More than 70% of the earth is covered with ocean water. The temperature and height of that water impacts every human on the planet, even those who live in land-locked Colorado, because the oceans are tied to the atmosphere and thus the weather.
“This data is very useful in understanding El Nino and La Nina, and also doing predictions of where we’re going to be in a month," said Steve Nerem, an aerospace engineering professor at the University of Colorado, and the leader of NASA’s team on sea-level studies.
He said Sentinal-6 will help climatologists better understand and predict weather patterns like La Nina, which is mainly to blame for this warm and dry fall in Colorado.

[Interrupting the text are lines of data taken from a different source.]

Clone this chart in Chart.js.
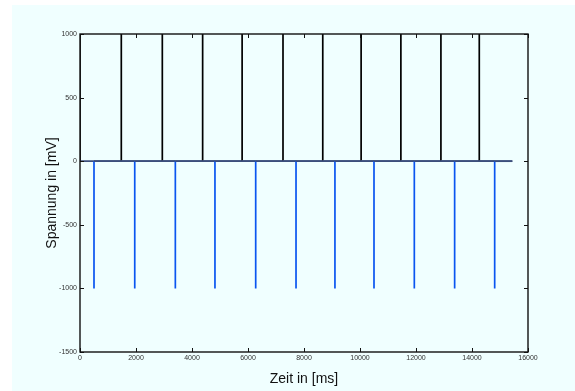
<!DOCTYPE html>
<html>
<head>
<meta charset="utf-8">
<script src="https://cdn.jsdelivr.net/npm/chart.js@4/dist/chart.umd.min.js"></script>
<style>
  html, body { margin: 0; padding: 0; background: #ffffff; }
  body { width: 575px; height: 391px; position: relative; overflow: hidden; }
  #plot { position: absolute; left: 12px; top: 5px; background: #f0ffff; }
</style>
</head>
<body>
<canvas id="plot" width="563" height="386"></canvas>
<script>
// Spike onset times in ms
const upSpikeTimes   = [0, 1475, 2940, 4380, 5790, 7250, 8670, 10040, 11460, 12890, 14260];
const downSpikeTimes = [500, 1955, 3405, 4820, 6275, 7715, 9105, 10500, 11940, 13380, 14810];
// Spike amplitudes in mV
const upAmplitude = 1000;
const downAmplitude = -1000;
const baseline = 0;
// Length of the recording in ms
const recordEnd = 15440;
// Axis ticks
const xTicks = [0, 2000, 4000, 6000, 8000, 10000, 12000, 14000, 16000];
const yTicks = [-1500, -1000, -500, 0, 500, 1000];

// Turn a list of spike times into a line trace: baseline, jump to amplitude, back to baseline
function spikeTrace(times, amp) {
  const pts = [];
  times.forEach(t => {
    pts.push({ x: t, y: baseline });
    pts.push({ x: t, y: amp });
    pts.push({ x: t, y: baseline });
  });
  pts.push({ x: recordEnd, y: baseline });
  return pts;
}

// Where both traces overlap on the baseline the line reads as a dark slate blue
const baselineColor = ctx => (ctx.p0.parsed.y === ctx.p1.parsed.y ? '#3c4f7c' : undefined);

// Closed box with inward tick marks on all four sides
const boxFrame = {
  id: 'boxFrame',
  afterDatasetsDraw(chart) {
    const { ctx, chartArea: a, scales: { x, y } } = chart;
    const len = 4;
    ctx.save();
    ctx.strokeStyle = '#111';
    ctx.lineWidth = 1.4;
    ctx.strokeRect(a.left, a.top, a.right - a.left, a.bottom - a.top);
    ctx.lineWidth = 1;
    ctx.beginPath();
    xTicks.forEach(v => {
      const px = Math.round(x.getPixelForValue(v)) + 0.5;
      ctx.moveTo(px, a.bottom); ctx.lineTo(px, a.bottom - len);
      ctx.moveTo(px, a.top); ctx.lineTo(px, a.top + len);
    });
    yTicks.forEach(v => {
      const py = Math.round(y.getPixelForValue(v)) + 0.5;
      ctx.moveTo(a.left, py); ctx.lineTo(a.left + len, py);
      ctx.moveTo(a.right, py); ctx.lineTo(a.right - len, py);
    });
    ctx.stroke();
    ctx.restore();
  }
};

const tickFont = { family: 'Liberation Sans, Arial, Helvetica, sans-serif', size: 7 };
const titleFont = { family: 'Liberation Sans, Arial, Helvetica, sans-serif', size: 14 };

new Chart(document.getElementById('plot'), {
  type: 'line',
  data: {
    datasets: [
      {
        label: 'down',
        data: spikeTrace(downSpikeTimes, downAmplitude),
        borderColor: '#0a55f0',
        borderWidth: 1.7,
        pointRadius: 0,
        tension: 0,
        fill: false,
        segment: { borderColor: baselineColor }
      },
      {
        label: 'up',
        data: spikeTrace(upSpikeTimes, upAmplitude),
        borderColor: '#000000',
        borderWidth: 1.7,
        pointRadius: 0,
        tension: 0,
        fill: false,
        segment: { borderColor: baselineColor }
      }
    ]
  },
  options: {
    responsive: false,
    animation: false,
    devicePixelRatio: 1,
    layout: { padding: { left: 0, top: 29, right: 47, bottom: 0 } },
    plugins: { legend: { display: false }, tooltip: { enabled: false } },
    scales: {
      x: {
        type: 'linear',
        min: 0, max: 16000,
        afterBuildTicks: s => { s.ticks = xTicks.map(v => ({ value: v })); },
        afterFit: s => { s.height = 39; },
        grid: { display: false, drawTicks: false },
        border: { display: false },
        ticks: { font: tickFont, color: '#333', padding: 2, maxRotation: 0, autoSkip: false,
                 callback: v => String(v) },
        title: { display: true, text: 'Zeit in [ms]', font: titleFont, color: '#111',
                 padding: { top: 0, bottom: 3 } }
      },
      y: {
        type: 'linear',
        min: -1500, max: 1000,
        afterBuildTicks: s => { s.ticks = yTicks.map(v => ({ value: v })); },
        afterFit: s => { s.width = 68; },
        grid: { display: false, drawTicks: false },
        border: { display: false },
        ticks: { font: tickFont, color: '#333', padding: 3, autoSkip: false,
                 callback: v => String(v) },
        title: { display: true, text: 'Spannung in [mV]', font: titleFont, color: '#111',
                 padding: { top: 32, bottom: 0 } }
      }
    }
  },
  plugins: [boxFrame]
});
</script>
</body>
</html>
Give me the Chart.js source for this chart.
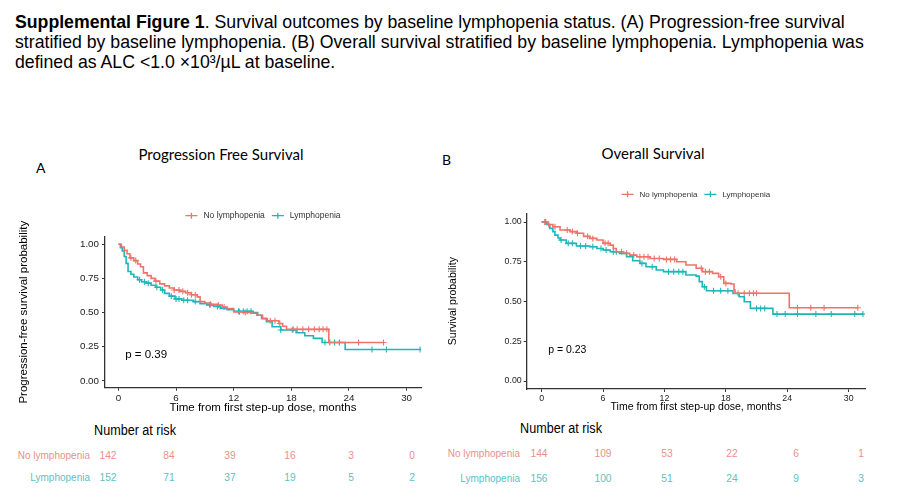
<!DOCTYPE html>
<html>
<head>
<meta charset="utf-8">
<script src="https://cdn.jsdelivr.net/npm/chart.js@4.4.1/dist/chart.umd.min.js"></script>
<style>
  body { margin: 0; background: #fff; }
  #page { position: relative; width: 900px; height: 495px; overflow: hidden; font-family: "Liberation Sans", Arial, sans-serif; }
  .caption { position: absolute; left: 15px; top: 12.4px; font-size: 17.7px; line-height: 20px; color: #000; white-space: nowrap; }
  .panel-tag { position: absolute; font-family: Lato, "Open Sans", sans-serif; font-size: 14px; color: #000; }
  .panel-title { position: absolute; font-family: Lato, "Open Sans", sans-serif; font-size: 15px; color: #000; transform: translate(-50%, -50%); white-space: nowrap; }
  .risk { position: absolute; font-family: "Liberation Sans", Arial, sans-serif; white-space: nowrap; }
  .risk-head { font-size: 14px; color: #000; transform: translate(-50%, -50%) scaleX(0.9); }
  .risk-lab { font-size: 10px; transform: translate(-100%, -50%); }
  .risk-num { font-size: 11px; transform: translate(-50%, -50%) scaleX(0.93); }
  canvas { position: absolute; }
</style>
</head>
<body>
<div id="page">
  <div class="caption"><b>Supplemental Figure 1</b>. Survival outcomes by baseline lymphopenia status. (A) Progression-free survival<br>stratified by baseline lymphopenia. (B) Overall survival stratified by baseline lymphopenia. Lymphopenia was<br>defined as ALC &lt;1.0 ×10³/µL at baseline.</div>

  <div class="panel-tag" style="left:36px; top:159px;">A</div>
  <div class="panel-title" style="left:221px; top:154px;">Progression Free Survival</div>
  <div class="panel-tag" style="left:442px; top:151px;">B</div>
  <div class="panel-title" style="left:653px; top:153px;">Overall Survival</div>

  <div style="position:absolute; left:0; top:190px; width:440px; height:230px;"><canvas id="pfsChart"></canvas></div>
  <div style="position:absolute; left:440px; top:170px; width:460px; height:250px;"><canvas id="osChart"></canvas></div>

  <div id="riskTables"></div>
</div>

<script>
// ---- data ----
var groupNames = ["No lymphopenia", "Lymphopenia"];
var xTicks = [0, 6, 12, 18, 24, 30];
var yTicks = [0, 0.25, 0.5, 0.75, 1];

// progression free survival, no lymphopenia
var pfsNoTime = [0, 0.3, 0.6, 0.9, 1.2, 1.6, 2.0, 2.3, 2.6, 3.0, 3.4, 3.8, 4.3, 4.8, 5.3, 5.8, 6.4, 7.0, 7.6, 8.2, 8.5, 9.0, 9.6, 10.2, 10.8, 11.3, 12.0, 13.0, 13.8, 14.4, 15.0, 15.5, 16.7, 17.1, 17.5, 21.9, 27.6];
var pfsNoSurv = [1, 0.98, 0.955, 0.93, 0.90, 0.88, 0.855, 0.835, 0.79, 0.77, 0.75, 0.73, 0.71, 0.695, 0.68, 0.665, 0.655, 0.645, 0.63, 0.615, 0.58, 0.57, 0.56, 0.555, 0.54, 0.53, 0.505, 0.50, 0.495, 0.48, 0.455, 0.44, 0.42, 0.40, 0.377, 0.281, 0.281];
var pfsNoCens = [1.3, 1.8, 3.9, 5.8, 6.3, 6.7, 7.2, 7.6, 8.0, 9.6, 10.4, 11.0, 12.6, 13.2, 15.8, 16.3, 16.8, 18.2, 18.6, 19.2, 19.8, 20.4, 20.9, 21.3, 21.7, 25.0, 27.6];

// progression free survival, lymphopenia
var pfsLymTime = [0, 0.2, 0.4, 0.6, 0.8, 1.0, 1.3, 1.6, 2.0, 2.4, 2.9, 3.4, 3.9, 4.4, 4.8, 5.3, 5.9, 6.6, 7.8, 8.5, 9.2, 9.9, 10.6, 11.3, 12.0, 14.0, 14.5, 14.9, 15.4, 16.0, 16.9, 18.5, 19.4, 20.3, 21.2, 23.6, 31.4];
var pfsLymSurv = [1, 0.975, 0.95, 0.91, 0.86, 0.80, 0.78, 0.76, 0.74, 0.725, 0.715, 0.70, 0.685, 0.665, 0.64, 0.62, 0.60, 0.59, 0.58, 0.565, 0.555, 0.545, 0.53, 0.52, 0.51, 0.50, 0.48, 0.457, 0.433, 0.396, 0.372, 0.352, 0.33, 0.311, 0.281, 0.23, 0.23];
var pfsLymCens = [2.2, 2.7, 3.1, 4.0, 4.6, 5.5, 6.0, 6.3, 6.8, 7.2, 8.0, 9.5, 10.3, 12.5, 13.0, 13.4, 13.8, 16.9, 18.1, 21.5, 22.0, 22.5, 23.0, 26.4, 27.9, 31.4];

// overall survival, no lymphopenia
var osNoTime = [0, 0.6, 1.1, 1.8, 2.8, 3.4, 4.1, 4.7, 5.4, 6.0, 6.7, 7.0, 7.3, 8.0, 8.6, 9.3, 10.6, 11.9, 13.2, 14.1, 15.1, 15.7, 16.7, 17.3, 17.8, 18.5, 18.8, 18.9, 24.2, 30.9];
var osNoSurv = [1, 0.985, 0.97, 0.95, 0.94, 0.93, 0.91, 0.897, 0.887, 0.866, 0.855, 0.834, 0.813, 0.803, 0.792, 0.782, 0.771, 0.765, 0.75, 0.73, 0.709, 0.688, 0.677, 0.656, 0.614, 0.61, 0.572, 0.552, 0.461, 0.461];
var osNoCens = [0.3, 0.7, 1.3, 2.5, 3.0, 3.5, 4.5, 5.0, 6.2, 6.5, 7.8, 8.3, 9.0, 9.6, 10.0, 10.4, 11.0, 11.5, 12.2, 12.6, 13.0, 15.6, 16.0, 16.4, 17.5, 18.0, 19.2, 19.8, 20.3, 20.7, 21.0, 25.0, 26.3, 27.6, 30.9];

// overall survival, lymphopenia
var osLymTime = [0, 0.5, 0.8, 1.1, 1.3, 1.6, 1.8, 2.4, 3.4, 4.7, 5.4, 6.0, 6.7, 7.6, 8.3, 8.9, 9.6, 10.2, 11.2, 11.9, 14.1, 15.1, 15.4, 15.7, 16.1, 18.7, 19.3, 19.8, 20.4, 22.6, 31.4];
var osLymSurv = [1, 0.985, 0.96, 0.94, 0.918, 0.90, 0.887, 0.866, 0.849, 0.845, 0.834, 0.824, 0.813, 0.803, 0.782, 0.757, 0.74, 0.719, 0.698, 0.688, 0.667, 0.66, 0.625, 0.593, 0.568, 0.551, 0.53, 0.499, 0.457, 0.421, 0.421];
var osLymCens = [0.4, 1.9, 2.6, 3.0, 3.8, 4.3, 5.0, 5.8, 6.3, 7.0, 7.3, 9.8, 10.8, 12.4, 12.9, 13.4, 13.8, 15.9, 16.8, 17.5, 18.2, 21.0, 21.4, 21.8, 23.0, 23.8, 25.0, 26.8, 28.3, 30.6, 31.4];

// number at risk
var riskTimes = [0, 6, 12, 18, 24, 30];
var pfsRiskNo = [142, 84, 39, 16, 3, 0];
var pfsRiskLym = [152, 71, 37, 19, 5, 2];
var osRiskNo = [144, 109, 53, 22, 6, 1];
var osRiskLym = [156, 100, 51, 24, 9, 3];

// ---- styling ----
var redLine = "#EE736A";
var tealLine = "#1FB6BA";
var redText = "#EC8F89";
var tealText = "#5FC0C3";

function stepPoints(times, surv) {
    var pts = [];
    for (var i = 0; i < times.length; i++) pts.push({ x: times[i], y: surv[i] });
    return pts;
}

function survAt(times, surv, t) {
    var s = surv[0];
    for (var i = 0; i < times.length; i++) {
        if (times[i] <= t) s = surv[i];
    }
    return s;
}

function censorPoints(cens, times, surv) {
    return cens.map(function(t) { return { x: t, y: survAt(times, surv, t) }; });
}

// legend + p value drawn on the canvas
var kmDecor = {
    id: "kmDecor",
    afterDraw: function(chart, args, opts) {
        var ctx = chart.ctx, area = chart.chartArea;
        var xs = chart.scales.x, ys = chart.scales.y;
        ctx.save();
        ctx.fillStyle = "#000";
        ctx.textBaseline = "middle";
        ctx.textAlign = "left";
        ctx.font = opts.pFont;
        ctx.fillText(opts.pText, xs.getPixelForValue(opts.pAt[0]), ys.getPixelForValue(opts.pAt[1]));

        ctx.font = opts.legendFont;
        var items = chart.data.datasets.filter(function(d) { return !d.censor; });
        var sym = 12, gapText = 6, gapItem = 7;
        var total = 0;
        items.forEach(function(d, i) {
            total += sym + gapText + ctx.measureText(d.label).width + (i < items.length - 1 ? gapItem : 0);
        });
        var x = (area.left + area.right) / 2 - total / 2;
        var y = area.top - opts.legendOffset;
        items.forEach(function(d) {
            ctx.strokeStyle = d.borderColor;
            ctx.lineWidth = 1.3;
            ctx.beginPath();
            ctx.moveTo(x, y); ctx.lineTo(x + sym, y);
            ctx.moveTo(x + sym / 2, y - 3); ctx.lineTo(x + sym / 2, y + 3);
            ctx.stroke();
            x += sym + gapText;
            ctx.fillStyle = "#333";
            ctx.fillText(d.label, x, y);
            x += ctx.measureText(d.label).width + gapItem;
        });
        ctx.restore();
    }
};

function makeKm(canvasId, cfg) {
    var datasets = [
        { label: groupNames[0], data: stepPoints(cfg.noTime, cfg.noSurv), borderColor: redLine, stepped: true, pointRadius: 0, borderWidth: 1.6, fill: false },
        { label: groupNames[1], data: stepPoints(cfg.lymTime, cfg.lymSurv), borderColor: tealLine, stepped: true, pointRadius: 0, borderWidth: 1.6, fill: false },
        { label: "c1", censor: true, data: censorPoints(cfg.noCens, cfg.noTime, cfg.noSurv), showLine: false, pointStyle: "cross", pointRadius: 3, borderColor: redLine, borderWidth: 1.1 },
        { label: "c2", censor: true, data: censorPoints(cfg.lymCens, cfg.lymTime, cfg.lymSurv), showLine: false, pointStyle: "cross", pointRadius: 3, borderColor: tealLine, borderWidth: 1.1 }
    ];
    return new Chart(document.getElementById(canvasId), {
        type: "line",
        data: { datasets: datasets },
        plugins: [kmDecor],
        options: {
            responsive: true,
            maintainAspectRatio: false,
            animation: false,
            layout: { padding: cfg.padding },
            plugins: {
                legend: { display: false },
                tooltip: { enabled: false },
                kmDecor: { pText: cfg.pText, pAt: cfg.pAt, pFont: cfg.pFont, legendFont: cfg.legendFont, legendOffset: cfg.legendOffset }
            },
            scales: {
                x: {
                    type: "linear",
                    min: cfg.xMin, max: cfg.xMax,
                    afterBuildTicks: function(s) { s.ticks = xTicks.map(function(v) { return { value: v }; }); },
                    afterFit: function(s) { s.height = cfg.xHeight; },
                    grid: { display: true, drawOnChartArea: false, drawTicks: true, tickLength: 3, color: "#333" },
                    border: { display: true, color: "#333", width: 1.3 },
                    ticks: { color: "#222", font: { family: "Liberation Sans", size: cfg.tickSize }, padding: cfg.xTickPad, maxRotation: 0 },
                    title: { display: true, text: "Time from first step-up dose, months", color: "#000", font: { family: "Liberation Sans", size: cfg.titleSize } }
                },
                y: {
                    min: -0.05, max: 1.055,
                    afterBuildTicks: function(s) { s.ticks = yTicks.map(function(v) { return { value: v }; }); },
                    afterFit: function(s) { s.width = cfg.yWidth; },
                    grid: { display: true, drawOnChartArea: false, drawTicks: true, tickLength: 3, color: "#333" },
                    border: { display: true, color: "#333", width: 1.3 },
                    ticks: { color: "#222", font: { family: "Liberation Sans", size: cfg.tickSize }, padding: cfg.yTickPad, callback: function(v) { return v.toFixed(2); } },
                    title: { display: true, text: cfg.yTitle, color: "#000", font: { family: "Liberation Sans", size: cfg.titleSize } }
                }
            }
        }
    });
}

makeKm("pfsChart", {
    noTime: pfsNoTime, noSurv: pfsNoSurv, noCens: pfsNoCens,
    lymTime: pfsLymTime, lymSurv: pfsLymSurv, lymCens: pfsLymCens,
    xMin: -1.4, xMax: 31.5,
    padding: { left: 12.7, top: 46.7, right: 19, bottom: 1 },
    xHeight: 31.3, yWidth: 92.3,
    tickSize: 9.8, titleSize: 11.5, xTickPad: 2, yTickPad: 3,
    yTitle: "Progression-free survival probability",
    pText: "p = 0.39", pAt: [0.7, 0.19], pFont: "11.5px 'Liberation Sans'",
    legendFont: "8.5px 'Liberation Sans'", legendOffset: 21
});

makeKm("osChart", {
    noTime: osNoTime, noSurv: osNoSurv, noCens: osNoCens,
    lymTime: osLymTime, lymSurv: osLymSurv, lymCens: osLymCens,
    xMin: -1.46, xMax: 31.6,
    padding: { left: 2.7, top: 43.3, right: 35, bottom: 2.3 },
    xHeight: 28.7, yWidth: 84,
    tickSize: 8.8, titleSize: 10.5, xTickPad: 1, yTickPad: 2,
    yTitle: "Survival probability",
    pText: "p = 0.23", pAt: [0.64, 0.195], pFont: "10.5px 'Liberation Sans'",
    legendFont: "8px 'Liberation Sans'", legendOffset: 19
});

// number at risk tables
function riskTable(head, labRight, colStart, colStep, rows) {
    var box = document.getElementById("riskTables");
    var h = document.createElement("div");
    h.className = "risk risk-head";
    h.style.left = head.x + "px"; h.style.top = head.y + "px";
    h.textContent = "Number at risk";
    box.appendChild(h);
    rows.forEach(function(r) {
        var lab = document.createElement("div");
        lab.className = "risk risk-lab";
        lab.style.left = labRight + "px"; lab.style.top = r.y + "px"; lab.style.color = r.color;
        lab.textContent = r.name;
        box.appendChild(lab);
        r.values.forEach(function(v, i) {
            var n = document.createElement("div");
            n.className = "risk risk-num";
            n.style.left = (colStart + colStep * riskTimes[i] / 6) + "px";
            n.style.top = r.y + "px"; n.style.color = r.color;
            n.textContent = v;
            box.appendChild(n);
        });
    });
}

riskTable({ x: 135, y: 430 }, 90, 108, 60.8, [
    { name: groupNames[0], values: pfsRiskNo, y: 455, color: redText },
    { name: groupNames[1], values: pfsRiskLym, y: 477, color: tealText }
]);
riskTable({ x: 561, y: 428 }, 520, 538.6, 64.4, [
    { name: groupNames[0], values: osRiskNo, y: 453, color: redText },
    { name: groupNames[1], values: osRiskLym, y: 478, color: tealText }
]);
</script>
</body>
</html>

But the main focus of the satellite is measuring sea-level rise due to added heat and melting ice. Nerem said the satellite will be in a rotational orbit that will provide scientists with a new scan of the world's oceans every 10 days.
Coastal communities in the U.S. are already experiencing what’s called blue sky flooding where the tides frequently bring in floodwaters with no influence of a storm system.
It's a problem that is only projected to get worse.
“A lot of people don’t’ realize that if you melted all the ice in the world that sea level would go up something like 200 feet," said Nerem. "And we wouldn’t be talking about just coastal flooding. We’d be talking about, where’s Miami?”
Nerem said that just shows the ultimate potential of rise, and that type of rise is not possible in just the next century, but realistically scientists are projecting sea-level to rise 2-3 feet by 2100. That could still make some coastline uninhabitable.
He said the issue of sea-level rise is due to the excessive burning of fossil fuels. Up to 90% of the extra heat, created mostly by carbon dioxide, gets absorbed by the oceans. Nerem said it's a human-caused problem that should have a human collaboration to solve.
“The whole country should be concerned about it because ultimately the steep cost associated with dealing with sea-level change and climate change in general, are going to have to be borne by everybody not just the people on the coast,” he said.
Sentinel-6 is assigned the additional moniker Michael Freilich for the former NASA Earth Science Division Director. It is a collaboration between NASA and the European Space Agency, which have been running their own separate fleet of sea-level instruments for nearly 30 years.